Après des années marquées par une relation houleuse entre Abou Dhabi et le Hezbollah – plusieurs membres de la formation pro-iranienne ayant été arrêtés sur le territoire émirien –, "le tournant qui a été pris à ce niveau et qui prime par rapport à ces dossiers de second plan, c’est la relation diplomatique qui s’est installée entre Abou Dhabi et Damas", explique Didier Leroy, chercheur à l’École royale militaire de Belgique, interrogé par Ici Beyrouth.

Les Émirats ont, en effet, été le premier État membre de la Ligue arabe à avoir rouvert son ambassade, fin 2018, dans la capitale syrienne. "C’est probablement à l’aune de cet élément et de ce positionnement émirien assez particulier sur l’échiquier du Moyen-Orient qu’il faut comprendre qu’il puisse exister un canal de communication direct avec une personnalité aussi importante dans l’organigramme du Hezbollah, à savoir Wafic Safa", précise M. Leroy.

Un autre objectif pour les Émirats pourrait être, selon lui, "d’essayer d’éviter une escalade régionale, à l’œuvre depuis le 7 octobre (date du début de la guerre entre le Hamas et Israël, ndlr) puisqu’après avoir conclu les accords d’Abraham en 2020, ils n’ont aucun intérêt à ce que la région de la Méditerranée orientale se maintienne dans l’instabilité qu’elle connait actuellement". Pourquoi?
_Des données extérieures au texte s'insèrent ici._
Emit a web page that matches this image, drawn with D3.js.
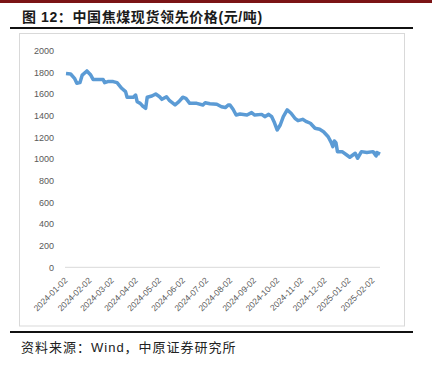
<!DOCTYPE html>
<html>
<head>
<meta charset="utf-8">
<script src="https://cdn.jsdelivr.net/npm/d3@7"></script>
<style>
  body { margin: 0; background: #fff; }
  text { font-family: "Liberation Sans", "Noto Sans CJK SC", sans-serif; }
</style>
</head>
<body>
<div id="chart"></div>
<script>
// data
var dates = ["2024-01-02","2024-01-08","2024-01-13","2024-01-16","2024-01-20","2024-01-23","2024-01-29",
  "2024-02-03","2024-02-06","2024-02-19","2024-02-21","2024-02-25","2024-03-03","2024-03-08","2024-03-14",
  "2024-03-19","2024-03-21","2024-03-29","2024-04-01","2024-04-03","2024-04-07","2024-04-11","2024-04-14",
  "2024-04-16","2024-04-22","2024-04-27","2024-05-02","2024-05-05","2024-05-11","2024-05-15","2024-05-22",
  "2024-05-27","2024-06-01","2024-06-05","2024-06-10","2024-06-19","2024-06-27","2024-06-30","2024-07-06",
  "2024-07-15","2024-07-21","2024-07-26","2024-07-30","2024-08-01","2024-08-05","2024-08-09","2024-08-14",
  "2024-08-23","2024-08-29","2024-09-02","2024-09-11","2024-09-15","2024-09-20","2024-09-24","2024-09-27",
  "2024-10-01","2024-10-05","2024-10-09","2024-10-14","2024-10-19","2024-10-24","2024-10-28","2024-11-03",
  "2024-11-08","2024-11-13","2024-11-19","2024-11-25","2024-11-30","2024-12-06","2024-12-10","2024-12-12",
  "2024-12-14","2024-12-16","2024-12-18","2024-12-24","2024-12-30","2025-01-03","2025-01-10","2025-01-13",
  "2025-01-18","2025-01-25","2025-02-02","2025-02-06","2025-02-07","2025-02-11"];
var prices = [1790,1785,1745,1700,1705,1775,1813,
  1775,1735,1735,1705,1715,1715,1705,1653,
  1622,1570,1570,1591,1529,1514,1483,1468,
  1570,1582,1600,1575,1551,1575,1538,1499,
  1529,1570,1560,1514,1514,1499,1520,1510,
  1505,1483,1475,1499,1499,1459,1406,1415,
  1406,1428,1406,1412,1391,1412,1391,1345,
  1268,1314,1391,1453,1422,1376,1354,1366,
  1345,1330,1284,1274,1252,1206,1151,1114,
  1166,1151,1068,1068,1037,1016,1053,1007,
  1068,1060,1068,1028,1060,1045];
var tickLabels = ["2024-01-02","2024-02-02","2024-03-02","2024-04-02","2024-05-02","2024-06-02","2024-07-02",
  "2024-08-02","2024-09-02","2024-10-02","2024-11-02","2024-12-02","2025-01-02","2025-02-02"];
var yTicks = [0,200,400,600,800,1000,1200,1400,1600,1800,2000];

var width = 432, height = 367;
var parse = d3.timeParse("%Y-%m-%d");

var svg = d3.select("#chart").append("svg")
    .attr("width", width)
    .attr("height", height);

// header / footer decoration
svg.append("rect").attr("x", 0).attr("y", 0).attr("width", width).attr("height", 3).attr("fill", "#7b1416");
svg.append("text")
    .attr("x", 22).attr("y", 22)
    .attr("font-size", 14).attr("font-weight", "bold").attr("fill", "#1a1a1a")
    .attr("letter-spacing", 0.6)
    .text("图 12：中国焦煤现货领先价格(元/吨)");
svg.append("rect").attr("x", 10).attr("y", 27).attr("width", 403).attr("height", 2).attr("fill", "#111");
svg.append("rect").attr("x", 19.5).attr("y", 33.5).attr("width", 385).attr("height", 292.5)
    .attr("fill", "none").attr("stroke", "#d9d9d9");
svg.append("rect").attr("x", 10).attr("y", 331).attr("width", 403).attr("height", 2).attr("fill", "#111");
svg.append("text")
    .attr("x", 21).attr("y", 352)
    .attr("font-size", 13).attr("fill", "#222")
    .attr("letter-spacing", 1)
    .text("资料来源：Wind，中原证券研究所");

var x = d3.scaleTime()
    .domain([parse("2024-01-02"), parse("2025-02-11")])
    .range([66, 380]);
var y = d3.scaleLinear().domain([0, 2000]).range([267.3, 50.7]);

// y axis labels, no line
var yAxis = svg.append("g")
    .attr("transform", "translate(56,0)")
    .call(d3.axisLeft(y).tickValues(yTicks).tickFormat(d3.format("d")).tickSize(0).tickPadding(2));
yAxis.select(".domain").remove();
yAxis.selectAll("text").attr("font-size", 9).attr("fill", "#595959")
    .style("font-family", "'Liberation Sans', sans-serif");

// x axis line
svg.append("line")
    .attr("x1", 65).attr("x2", 380)
    .attr("y1", y(0)).attr("y2", y(0))
    .attr("stroke", "#d9d9d9");

svg.selectAll(".xlab")
    .data(tickLabels)
    .enter().append("text")
    .attr("class", "xlab")
    .attr("transform", function(d) {
        return "translate(" + (x(parse(d)) + 2) + "," + 281 + ") rotate(-45)"
    })
    .attr("text-anchor", "end")
    .attr("font-size", 8.5)
    .attr("fill", "#595959")
    .text(function(d) { return d });

var points = dates.map(function(d, i) { return [parse(d), prices[i]] });
var line = d3.line()
    .x(function(d) { return x(d[0]) })
    .y(function(d) { return y(d[1]) });

svg.append("path")
    .datum(points)
    .attr("d", line)
    .attr("fill", "none")
    .attr("stroke", "#5b9bd5")
    .attr("stroke-width", 3.5)
    .attr("stroke-linejoin", "round");
</script>
</body>
</html>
Géographiquement, les Émirats sont en première ligne d’un conflit (s’il venait à éclater), se situant entre leur voisin perse d’un côté et le reste des pays du Golfe de l’autre. Ensuite, et d’après le fondateur du cabinet Celtic Intelligence, Jean Sébastien Guillaume, "Abou Dhabi a, tout comme Doha et Djeddah, des prétentions régionales et peut servir de plateforme à des échanges économiques, culturels et diplomatiques".

Il faut dire que les Émirats sont idéalement positionnés pour essayer d’influer sur les tensions et tenteraient de jouer la carte de la diplomatie. Le but serait de négocier avec un maximum de parties, dont Israël et celles qui sont proches de la Syrie, comme le Hezbollah", indique M. Leroy. Cette position d’équilibriste est d’ailleurs à l’œuvre dans toute la région, d’où la concurrence entre les différentes alliances.
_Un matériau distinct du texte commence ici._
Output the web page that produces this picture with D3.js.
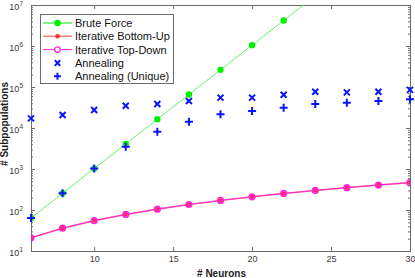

Pour les EAU, la priorité demeure toutefois de se faire rayer de la liste des pays à risque de blanchiment établie par l’Union européenne (UE). Le 14 mars dernier, Bruxelles a rendu public l’acte délégué qui entérine sa décision de réhabiliter les Émirats, ce qui donne au Parlement européen un délai d’un mois pour se prononcer sur la question.